● What is asked
Extract the complete data exactly as given.
________________________
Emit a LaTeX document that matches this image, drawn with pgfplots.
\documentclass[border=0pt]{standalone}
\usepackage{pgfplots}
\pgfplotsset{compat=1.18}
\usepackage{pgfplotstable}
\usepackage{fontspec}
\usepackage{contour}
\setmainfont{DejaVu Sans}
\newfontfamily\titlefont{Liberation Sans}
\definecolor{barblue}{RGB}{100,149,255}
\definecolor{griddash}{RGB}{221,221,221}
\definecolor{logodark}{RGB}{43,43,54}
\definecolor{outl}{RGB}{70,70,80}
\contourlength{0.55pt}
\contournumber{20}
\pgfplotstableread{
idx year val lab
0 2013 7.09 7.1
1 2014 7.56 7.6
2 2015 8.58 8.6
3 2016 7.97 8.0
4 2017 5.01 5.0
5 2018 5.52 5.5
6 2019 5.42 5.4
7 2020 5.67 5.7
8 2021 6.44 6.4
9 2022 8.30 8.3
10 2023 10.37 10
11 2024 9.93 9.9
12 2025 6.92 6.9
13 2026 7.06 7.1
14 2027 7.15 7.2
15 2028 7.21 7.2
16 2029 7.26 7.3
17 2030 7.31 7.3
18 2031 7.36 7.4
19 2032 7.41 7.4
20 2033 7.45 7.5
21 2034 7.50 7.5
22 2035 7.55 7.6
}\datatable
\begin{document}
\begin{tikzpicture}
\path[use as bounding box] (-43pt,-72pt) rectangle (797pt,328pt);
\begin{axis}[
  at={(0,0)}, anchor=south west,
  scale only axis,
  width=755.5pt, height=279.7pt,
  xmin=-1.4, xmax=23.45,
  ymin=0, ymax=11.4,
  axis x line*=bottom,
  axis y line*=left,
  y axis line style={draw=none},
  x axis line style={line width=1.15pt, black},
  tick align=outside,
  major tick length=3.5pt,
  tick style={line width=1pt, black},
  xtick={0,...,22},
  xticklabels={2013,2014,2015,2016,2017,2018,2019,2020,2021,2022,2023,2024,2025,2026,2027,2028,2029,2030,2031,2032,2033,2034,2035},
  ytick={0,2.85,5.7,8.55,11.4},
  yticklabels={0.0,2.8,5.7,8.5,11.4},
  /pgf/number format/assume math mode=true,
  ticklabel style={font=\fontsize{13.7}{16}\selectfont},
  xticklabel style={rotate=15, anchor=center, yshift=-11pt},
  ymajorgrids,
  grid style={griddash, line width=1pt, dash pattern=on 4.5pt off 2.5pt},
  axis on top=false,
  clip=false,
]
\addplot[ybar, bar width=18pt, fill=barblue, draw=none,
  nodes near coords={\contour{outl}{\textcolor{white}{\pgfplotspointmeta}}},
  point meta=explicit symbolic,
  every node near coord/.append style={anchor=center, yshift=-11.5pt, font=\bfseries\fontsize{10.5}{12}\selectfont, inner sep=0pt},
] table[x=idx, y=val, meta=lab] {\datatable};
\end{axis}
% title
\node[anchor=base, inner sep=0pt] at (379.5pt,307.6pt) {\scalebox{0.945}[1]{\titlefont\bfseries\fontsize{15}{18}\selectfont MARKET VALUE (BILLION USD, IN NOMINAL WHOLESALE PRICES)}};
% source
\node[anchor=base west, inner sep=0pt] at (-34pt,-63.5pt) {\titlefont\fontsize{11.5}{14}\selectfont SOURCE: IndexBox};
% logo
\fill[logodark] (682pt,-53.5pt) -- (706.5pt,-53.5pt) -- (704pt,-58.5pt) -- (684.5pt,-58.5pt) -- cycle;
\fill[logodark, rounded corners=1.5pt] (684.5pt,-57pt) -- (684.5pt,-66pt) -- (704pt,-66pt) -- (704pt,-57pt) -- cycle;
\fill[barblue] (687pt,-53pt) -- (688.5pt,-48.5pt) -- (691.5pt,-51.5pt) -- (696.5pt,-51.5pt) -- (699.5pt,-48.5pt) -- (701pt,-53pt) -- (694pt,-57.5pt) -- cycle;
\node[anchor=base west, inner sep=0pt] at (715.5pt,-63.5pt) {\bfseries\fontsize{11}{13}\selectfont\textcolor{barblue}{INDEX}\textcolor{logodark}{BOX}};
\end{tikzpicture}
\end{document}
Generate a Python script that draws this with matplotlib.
________________________
● Answer to the task
Emit a LaTeX document that matches this image, drawn with pgfplots.
\documentclass[border=0pt]{standalone}
\usepackage{pgfplots}
\pgfplotsset{compat=1.18}
\usepackage{pgfplotstable}
\usepackage{fontspec}
\usepackage{contour}
\setmainfont{DejaVu Sans}
\newfontfamily\titlefont{Liberation Sans}
\definecolor{barblue}{RGB}{100,149,255}
\definecolor{griddash}{RGB}{221,221,221}
\definecolor{logodark}{RGB}{43,43,54}
\definecolor{outl}{RGB}{70,70,80}
\contourlength{0.55pt}
\contournumber{20}
\pgfplotstableread{
idx year val lab
0 2013 7.09 7.1
1 2014 7.56 7.6
2 2015 8.58 8.6
3 2016 7.97 8.0
4 2017 5.01 5.0
5 2018 5.52 5.5
6 2019 5.42 5.4
7 2020 5.67 5.7
8 2021 6.44 6.4
9 2022 8.30 8.3
10 2023 10.37 10
11 2024 9.93 9.9
12 2025 6.92 6.9
13 2026 7.06 7.1
14 2027 7.15 7.2
15 2028 7.21 7.2
16 2029 7.26 7.3
17 2030 7.31 7.3
18 2031 7.36 7.4
19 2032 7.41 7.4
20 2033 7.45 7.5
21 2034 7.50 7.5
22 2035 7.55 7.6
}\datatable
\begin{document}
\begin{tikzpicture}
\path[use as bounding box] (-43pt,-72pt) rectangle (797pt,328pt);
\begin{axis}[
  at={(0,0)}, anchor=south west,
  scale only axis,
  width=755.5pt, height=279.7pt,
  xmin=-1.4, xmax=23.45,
  ymin=0, ymax=11.4,
  axis x line*=bottom,
  axis y line*=left,
  y axis line style={draw=none},
  x axis line style={line width=1.15pt, black},
  tick align=outside,
  major tick length=3.5pt,
  tick style={line width=1pt, black},
  xtick={0,...,22},
  xticklabels={2013,2014,2015,2016,2017,2018,2019,2020,2021,2022,2023,2024,2025,2026,2027,2028,2029,2030,2031,2032,2033,2034,2035},
  ytick={0,2.85,5.7,8.55,11.4},
  yticklabels={0.0,2.8,5.7,8.5,11.4},
  /pgf/number format/assume math mode=true,
  ticklabel style={font=\fontsize{13.7}{16}\selectfont},
  xticklabel style={rotate=15, anchor=center, yshift=-11pt},
  ymajorgrids,
  grid style={griddash, line width=1pt, dash pattern=on 4.5pt off 2.5pt},
  axis on top=false,
  clip=false,
]
\addplot[ybar, bar width=18pt, fill=barblue, draw=none,
  nodes near coords={\contour{outl}{\textcolor{white}{\pgfplotspointmeta}}},
  point meta=explicit symbolic,
  every node near coord/.append style={anchor=center, yshift=-11.5pt, font=\bfseries\fontsize{10.5}{12}\selectfont, inner sep=0pt},
] table[x=idx, y=val, meta=lab] {\datatable};
\end{axis}
% title
\node[anchor=base, inner sep=0pt] at (379.5pt,307.6pt) {\scalebox{0.945}[1]{\titlefont\bfseries\fontsize{15}{18}\selectfont MARKET VALUE (BILLION USD, IN NOMINAL WHOLESALE PRICES)}};
% source
\node[anchor=base west, inner sep=0pt] at (-34pt,-63.5pt) {\titlefont\fontsize{11.5}{14}\selectfont SOURCE: IndexBox};
% logo
\fill[logodark] (682pt,-53.5pt) -- (706.5pt,-53.5pt) -- (704pt,-58.5pt) -- (684.5pt,-58.5pt) -- cycle;
\fill[logodark, rounded corners=1.5pt] (684.5pt,-57pt) -- (684.5pt,-66pt) -- (704pt,-66pt) -- (704pt,-57pt) -- cycle;
\fill[barblue] (687pt,-53pt) -- (688.5pt,-48.5pt) -- (691.5pt,-51.5pt) -- (696.5pt,-51.5pt) -- (699.5pt,-48.5pt) -- (701pt,-53pt) -- (694pt,-57.5pt) -- cycle;
\node[anchor=base west, inner sep=0pt] at (715.5pt,-63.5pt) {\bfseries\fontsize{11}{13}\selectfont\textcolor{barblue}{INDEX}\textcolor{logodark}{BOX}};
\end{tikzpicture}
\end{document}
Generate a Python script that draws this with matplotlib.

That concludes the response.